Bu bağlamda gençliğin rolü hayati önemdedir. Genç kuşaklara ulusal bilinç, vatan sevgisi ve kültürel özgüven aşılanmadıkça, mücadele kalıcı kazanımlar sağlayamaz. Kürt milletinin dili, edebiyatı ve kültürü gençlerin omuzlarında yeniden yeşerecektir. Bu noktada sert bir gerçeklik de göz ardı edilemez: Düşman halkımızı yok etmek için her türlü yöntemi kullanmış, asimilasyon, inkâr, sürgün ve katliamlarla milletimizi parçalamaya çalışmıştır. Buna karşı koyabilmek için zaman zaman onların kullandığı yöntemlerle direnmek zorunlu hale gelebilir. Halkın değerini ve yüceliğini genç kuşakların bilincine kazımak, ulusal varlığın devamı için kaçınılmazdır.
Kürt mücadelesinin geleceği açısından bir diğer kritik mesele de önderliktir. Tarih boyunca kirlenmiş, dış güçlerle işbirliği yapan, kandan ve ihanetten beslenen liderliklerin Kürt milletine hiçbir şey kazandırmadığı ortadadır. Bugün ihtiyaç duyulan, temiz, ulusal çıkarları önceleyen, parçalanmışlığı birleştirecek yeni bir önderliktir. Ancak böyle bir önderlik, milletin potansiyelini harekete geçirebilir ve Kürtlerin haklı davasını uluslararası zeminde güçlü bir şekilde savunabilir.

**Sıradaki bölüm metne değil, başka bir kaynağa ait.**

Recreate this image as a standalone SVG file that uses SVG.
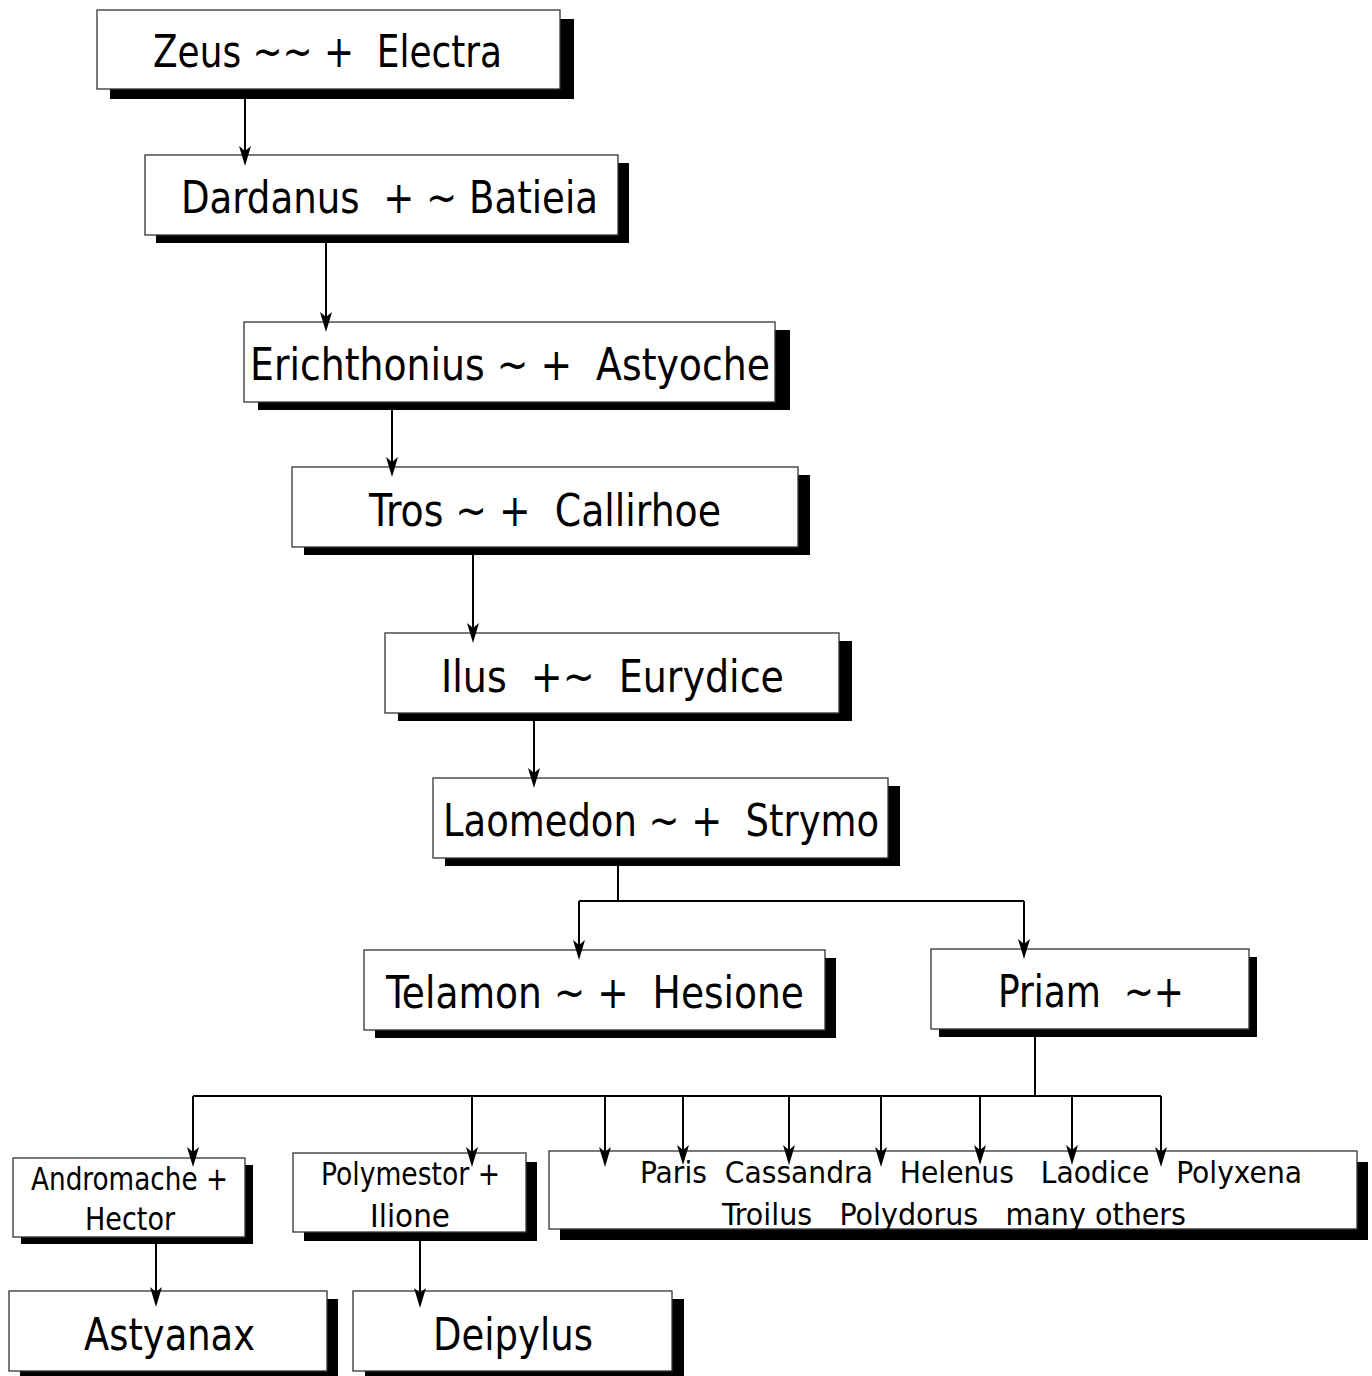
<svg xmlns="http://www.w3.org/2000/svg" width="1372" height="1376" viewBox="0 0 1372 1376">
<defs>
<style>
.box{fill:#fff;stroke:#333;stroke-width:1.3}
.sh{fill:#000}
.t{font-family:"DejaVu Sans Condensed","Liberation Sans Narrow","Liberation Sans",sans-serif;font-stretch:condensed;fill:#000;white-space:pre}
.big{font-size:44px}
.mid{font-size:32px}
.sm{font-size:31px}
.c{fill:none;stroke:#000;stroke-width:2}
.ah{fill:#000}
</style>
</defs>
<rect width="1372" height="1376" fill="#fff"/>
<g id="n1"><rect class="sh" x="110" y="19" width="464" height="80"/><rect class="box" x="97" y="10" width="463" height="79"/><text class="t big" x="153" y="67" textLength="349" lengthAdjust="spacingAndGlyphs">Zeus ~~ +  Electra</text></g>
<g id="n2"><rect class="sh" x="156" y="163" width="473" height="80"/><rect class="box" x="145" y="155" width="473" height="80"/><text class="t big" x="181" y="213" textLength="417" lengthAdjust="spacingAndGlyphs">Dardanus  + ~ Batieia</text></g>
<g id="n3"><rect class="sh" x="258" y="330" width="532" height="80"/><rect class="box" x="244" y="322" width="531" height="80"/><text class="t big" x="250" y="380" textLength="520" lengthAdjust="spacingAndGlyphs">Erichthonius ~ +  Astyoche</text></g>
<g id="n4"><rect class="sh" x="304" y="475" width="506" height="80"/><rect class="box" x="292" y="467" width="506" height="80"/><text class="t big" x="369" y="526" textLength="352" lengthAdjust="spacingAndGlyphs">Tros ~ +  Callirhoe</text></g>
<g id="n5"><rect class="sh" x="398" y="641" width="454" height="80"/><rect class="box" x="385" y="633" width="454" height="80"/><text class="t big" x="441" y="692" textLength="343" lengthAdjust="spacingAndGlyphs">Ilus  +~  Eurydice</text></g>
<g id="n6"><rect class="sh" x="445" y="786" width="455" height="80"/><rect class="box" x="433" y="778" width="455" height="80"/><text class="t big" x="443" y="836" textLength="436" lengthAdjust="spacingAndGlyphs">Laomedon ~ +  Strymo</text></g>
<g id="n7"><rect class="sh" x="375" y="958" width="461" height="80"/><rect class="box" x="364" y="950" width="461" height="80"/><text class="t big" x="386" y="1008" textLength="418" lengthAdjust="spacingAndGlyphs">Telamon ~ +  Hesione</text></g>
<g id="n8"><rect class="sh" x="939" y="957" width="318" height="80"/><rect class="box" x="931" y="949" width="318" height="80"/><text class="t big" x="998" y="1007" textLength="186" lengthAdjust="spacingAndGlyphs">Priam  ~+</text></g>
<g id="n9"><rect class="sh" x="21" y="1165" width="232" height="79"/><rect class="box" x="13" y="1158" width="232" height="79"/><text class="t mid" x="31" y="1190" textLength="197" lengthAdjust="spacingAndGlyphs">Andromache +</text><text class="t mid" x="85" y="1230" textLength="90" lengthAdjust="spacingAndGlyphs">Hector</text></g>
<g id="n10"><rect class="sh" x="304" y="1162" width="233" height="79"/><rect class="box" x="293" y="1153" width="233" height="79"/><text class="t mid" x="321" y="1185" textLength="179" lengthAdjust="spacingAndGlyphs">Polymestor +</text><text class="t mid" x="370" y="1227" textLength="80" lengthAdjust="spacingAndGlyphs">Ilione</text></g>
<g id="n11"><rect class="sh" x="560" y="1162" width="808" height="78"/><rect class="box" x="549" y="1151" width="808" height="78"/><text class="t sm" x="640" y="1183" textLength="662" lengthAdjust="spacingAndGlyphs">Paris  Cassandra   Helenus   Laodice   Polyxena</text><text class="t sm" x="722" y="1225" textLength="464" lengthAdjust="spacingAndGlyphs">Troilus   Polydorus   many others</text></g>
<g id="n12"><rect class="sh" x="20" y="1299" width="318" height="80"/><rect class="box" x="9" y="1291" width="318" height="80"/><text class="t big" x="84" y="1350" textLength="171" lengthAdjust="spacingAndGlyphs">Astyanax</text></g>
<g id="n13"><rect class="sh" x="365" y="1299" width="319" height="80"/><rect class="box" x="353" y="1291" width="319" height="80"/><text class="t big" x="433" y="1350" textLength="160" lengthAdjust="spacingAndGlyphs">Deipylus</text></g>
<g id="connectors">
<path class="c" d="M245,99 V160"/>
<path class="c" d="M326,243 V326"/>
<path class="c" d="M392,410 V471"/>
<path class="c" d="M473,555 V637"/>
<path class="c" d="M534,721 V782"/>
<path class="c" d="M618,866 V901 M579,901 H1024"/>
<path class="c" d="M579,901 V954"/>
<path class="c" d="M1024,901 V953"/>
<path class="c" d="M1035,1037 V1096 M193,1096 H1161"/>
<path class="c" d="M193,1096 V1161"/>
<path class="c" d="M472,1096 V1161"/>
<path class="c" d="M605,1096 V1161"/>
<path class="c" d="M683,1096 V1159"/>
<path class="c" d="M789,1096 V1159"/>
<path class="c" d="M881,1096 V1161"/>
<path class="c" d="M980,1096 V1159"/>
<path class="c" d="M1072,1096 V1159"/>
<path class="c" d="M1161,1096 V1161"/>
<path class="c" d="M156,1244 V1301"/>
<path class="c" d="M420,1241 V1302"/>
<path class="ah" d="M245,166 l-6,-20 l6,5 l6,-5 Z"/>
<path class="ah" d="M326,332 l-6,-20 l6,5 l6,-5 Z"/>
<path class="ah" d="M392,477 l-6,-20 l6,5 l6,-5 Z"/>
<path class="ah" d="M473,643 l-6,-20 l6,5 l6,-5 Z"/>
<path class="ah" d="M534,788 l-6,-20 l6,5 l6,-5 Z"/>
<path class="ah" d="M579,960 l-6,-20 l6,5 l6,-5 Z"/>
<path class="ah" d="M1024,959 l-6,-20 l6,5 l6,-5 Z"/>
<path class="ah" d="M193,1167 l-6,-20 l6,5 l6,-5 Z"/>
<path class="ah" d="M472,1167 l-6,-20 l6,5 l6,-5 Z"/>
<path class="ah" d="M605,1167 l-6,-20 l6,5 l6,-5 Z"/>
<path class="ah" d="M683,1165 l-6,-20 l6,5 l6,-5 Z"/>
<path class="ah" d="M789,1165 l-6,-20 l6,5 l6,-5 Z"/>
<path class="ah" d="M881,1167 l-6,-20 l6,5 l6,-5 Z"/>
<path class="ah" d="M980,1165 l-6,-20 l6,5 l6,-5 Z"/>
<path class="ah" d="M1072,1165 l-6,-20 l6,5 l6,-5 Z"/>
<path class="ah" d="M1161,1167 l-6,-20 l6,5 l6,-5 Z"/>
<path class="ah" d="M156,1307 l-6,-20 l6,5 l6,-5 Z"/>
<path class="ah" d="M420,1308 l-6,-20 l6,5 l6,-5 Z"/>
</g>
</svg>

Dünya tarihi, kendi kaderini tayin eden halkların örnekleriyle doludur. Doğu Timor, Güney Sudan ve Kosova gibi örneklerde görüldüğü üzere, ulusal birlik sağlandığında ve halk iradesi net bir şekilde ortaya konulduğunda, en güçlü devletlerin dahi karşısında geri adım atmak zorunda kaldığı bilinmektedir. Kürt milleti için de gerçekçi kurtuluşun yolu budur: Birlik, gençlikte uyanan ulusal bilinç ve yeni, temiz bir önderlik.
Kürt milletinin asıl gücü silahında değil, kendi içinde kuracağı bu birliğin yarattığı tarihsel, kültürel ve siyasi iradede saklıdır. Uluslararası güç dengeleri gelip geçicidir, ama halkın kendi içinden doğacak birlik kalıcıdır. Tarih bize gösteriyor ki, ancak bu yolla milletimizin geleceği güvence altına alınabilir.